League Two club Crewe have been under intense scrutiny over what was known about Bennell since former player Andy Woodward spoke out in November about the abuse he had suffered while a trainee at the club. Since then, other former players who say they were victims of Bennell have come forward.
A former board member at Crewe, Hamilton Smith, has claimed he had warned the club about Bennell’s relationship with young boys in the late 1980s, but the coach was allowed to stay in his job.
Bennell was eventually sacked in 1992 for reasons that have never been made public. Smith also says he asked the FA to investigate the case in 2001, after Bennell was convicted, but was ignored.
“If any senior people at the club knew more than they let on at the time then they should have been open about it,” said Carlile.
“Football coaches had immense power over young boys who they were training and clubs were in the place of parents and it’s quite clear that they didn’t take that position seriously.”
Crewe director of football Dario Gradi, who was the club’s manager from 1983 to 2007, was suspended by the Football Association in November 2016. During Bennell’s trial in 1998 it was revealed that one of the offences happened at Gradi’s house.
John Bowler, who has been chairman of the club since 1987, continues in his role.
“I’m very surprised about the continuity in the club of a number of people who were present at that time,” said Carlile.
“Dario Gradi was a relevant figure in this case. I’m not making any sort of allegation against Dario Gradi, but he was a relevant figure and I think Crewe ought to come clean about the way in which they dealt with this problem, admitting their shortcomings where there were shortcomings.”
Both Gradi and Bowler have denied any wrongdoing, and say the first they knew about Bennell’s crimes was when he was arrested in 1994.
Gradi has said he would “do everything within my power to assist all investigatory authorities” while Crewe announced in November 2016 the club would hold an independent review into how it dealt with historical child sex abuse allegations.
But Carlile has also spoken about his dismay at the lack of interest in the case at the time of Bennell’s earlier conviction.
“I’m absolutely certain that at the time there was institutional failure, and I’m very disappointed that it now appears as a result of a lack of publicity of that case other boys have been abused, because this danger was not drawn to the attention of a wider public,” he said.
“If someone was prosecuting that case today about serious indecency against young boys, some of whom might have stardom as footballers in front of them, it would’ve had blanket press coverage.
“The follow-through by the media would have been huge, and I suspect more complainants would have come forward as a result.
“I’m absolutely certain that if the media and the sport had taken this on as an issue in 1998, a lot of young people would not have been abused in the years that followed.”
With hundreds of potential victims coming forward, multiple suspects, and many clubs and police forces across the country now investigating, the FA has begun an internal review into the crisis, headed by barrister Clive Sheldon QC.
“The FA inquiry has spluttered into life,” said Carlile, who spent a decade as the government’s terrorism legislation reviewer, and is leading an independent study into how the Church of England handled child abuse accusations.
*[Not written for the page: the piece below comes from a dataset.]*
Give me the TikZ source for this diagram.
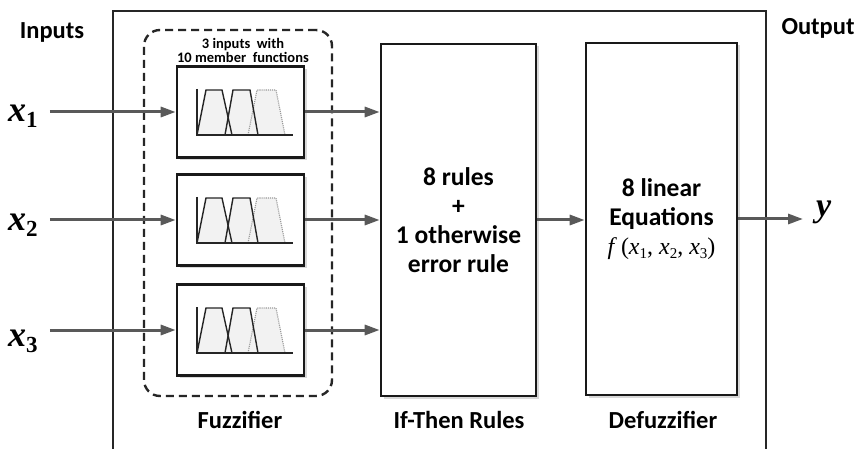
\documentclass[tikz,border=0pt]{standalone}
\usepackage{fontspec}
\setmainfont{Carlito}
\newfontfamily\tms{Liberation Serif}
\usetikzlibrary{arrows.meta,shadows}
\newcommand{\bigx}[1]{{\tms\bfseries\itshape x}\raisebox{-6pt}{\tms\bfseries\upshape\fontsize{23}{23}\selectfont #1}}
\newcommand{\smx}[1]{{\itshape x}\raisebox{-4pt}{\upshape\fontsize{15}{15}\selectfont #1}}
\newcommand{\mfplot}[1]{%
  \begin{scope}[shift={(#1.center)}]
    \fill[black!5] (-43.5,23) -- (-34.5,-22) -- (-18.5,-22) -- (-8.5,23) -- cycle;
    \fill[black!5] (-15.5,23) -- (-7.5,-22) -- (9.5,-22) -- (17.5,23) -- cycle;
    \fill[black!5] (7.5,23) -- (16.5,-22) -- (35.5,-22) -- (44.5,23) -- cycle;
    \draw[black!40, line width=1.1pt, densely dotted] (7.5,23) -- (16.5,-22) -- (35.5,-22) -- (44.5,23);
    \draw[black!85, line width=1.4pt] (-43.5,23) -- (-34.5,-22) -- (-18.5,-22) -- (-8.5,23);
    \draw[black!85, line width=1.4pt] (-15.5,23) -- (-7.5,-22) -- (9.5,-22) -- (17.5,23);
    \draw[black!85, line width=1.2pt] (-43.5,-23) -- (-43.5,23) -- (52.5,23);
  \end{scope}}
\begin{document}
\begin{tikzpicture}[x=1pt,y=-1pt,
  box/.style={draw=black!90, line width=2.6pt, fill=white, rectangle, inner sep=0pt,
    drop shadow={shadow xshift=2.5pt, shadow yshift=-2.5pt, opacity=0.5, fill=black!30}},
  flow/.style={draw=black!65, line width=3pt, -{Triangle[length=15pt,width=10pt]}},
  lbl/.style={font=\fontsize{24.5}{28}\selectfont\bfseries, inner sep=0pt, anchor=base},
  xlbl/.style={font=\fontsize{36}{40}\selectfont, inner sep=0pt, anchor=base west},
  frame/.style={draw=black!85, line width=2.4pt},
  grp/.style={draw=black!85, line width=2.4pt, dash pattern=on 8pt off 5pt, rounded corners=16pt, inner sep=0pt}
]
\useasboundingbox (0,0) rectangle (862,449);
\fill[white] (0,0) rectangle (862,449);

% outer frame
\draw[frame] (113,449) -- (113,11) -- (766,11) -- (766,449);

% labels top
\node[lbl] (inputs) at (52,39) {Inputs};
\node[lbl] (output) at (818,35) {Output};

% fuzzifier group
\node[grp, minimum width=188, minimum height=366] (group) at (238,213) {};
\node[font=\fontsize{14.5}{14}\selectfont\bfseries, align=center, inner sep=0pt] (note) at (243,50) {3 inputs~ with\\10 member~ functions};

\node[box, minimum width=127, minimum height=91] (fz1) at (240.5,112) {};
\node[box, minimum width=127, minimum height=91] (fz2) at (240.5,220) {};
\node[box, minimum width=127, minimum height=91] (fz3) at (240.5,330) {};
\mfplot{fz1}
\mfplot{fz2}
\mfplot{fz3}

% rules and defuzzifier
\node[box, minimum width=155, minimum height=352, align=center,
  font=\fontsize{25.5}{29}\selectfont\bfseries] (rules) at (458.5,220) {8 rules\\+\\1 otherwise\\error rule};
\node[box, minimum width=151, minimum height=352, align=center,
  font=\fontsize{25.5}{29}\selectfont\bfseries] (defz) at (661.5,219)
  {8 linear\\Equations\\{\tms\mdseries\fontsize{24}{29}\selectfont\textit{f}\,(\smx{1}, \smx{2}, \smx{3})}};

% input labels
\node[xlbl] (lx1) at (8,122) {\bigx{1}};
\node[xlbl] (lx2) at (8,230) {\bigx{2}};
\node[xlbl] (lx3) at (8,346) {\bigx{3}};
\node[font=\fontsize{34}{38}\selectfont\tms\bfseries\itshape, inner sep=0pt, anchor=base west] (ly) at (816,217) {y};

% connectors
\draw[flow] ([xshift=12pt]lx1.east |- fz1.west) -- (fz1.west);
\draw[flow] ([xshift=12pt]lx1.east |- fz2.west) -- (fz2.west);
\draw[flow] ([xshift=12pt]lx1.east |- fz3.west) -- (fz3.west);
\draw[flow] (fz1.east) -- (fz1.east -| rules.west);
\draw[flow] (fz2.east) -- (fz2.east -| rules.west);
\draw[flow] (fz3.east) -- (fz3.east -| rules.west);
\draw[flow] (rules.east) -- (rules.east -| defz.west);
\coordinate (yend) at ([xshift=-13pt]ly.west |- defz.east);
\draw[flow] (defz.east) -- (yend);

% bottom labels
\node[lbl] (fzl) at (240,428) {Fuzzifier};
\node[lbl] (rl) at (459,428) {If-Then Rules};
\node[lbl] (dl) at (663,428) {Defuzzifier};
\end{tikzpicture}
\end{document}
“There was a change of leadership within almost days, the explanation has never been entirely clear to me, but I think that Clive Sheldon will be a splendid head of that inquiry.
“What we’re talking about is multiple, repeated, horrific crimes and I think the inquiry will have to have a keen intelligence about the way in which crimes of this kind develop.
“The lessons learnt must include explaining to those who run [sports] clubs to be able to anticipate these events and to take child safeguarding measures that will make it much more difficult for these events to happen.
“It’s a huge crisis for sport, it’s a bigger crisis than doping for athletics. It’s a crisis of confidence. It will diminish Britain’s very considerable success in every sport unfortunately, because parents will be more reluctant to allow their children to take part in sports clubs.
“It is going to provoke real difficulties for sports, but the sports have themselves to blame for this to some extent.”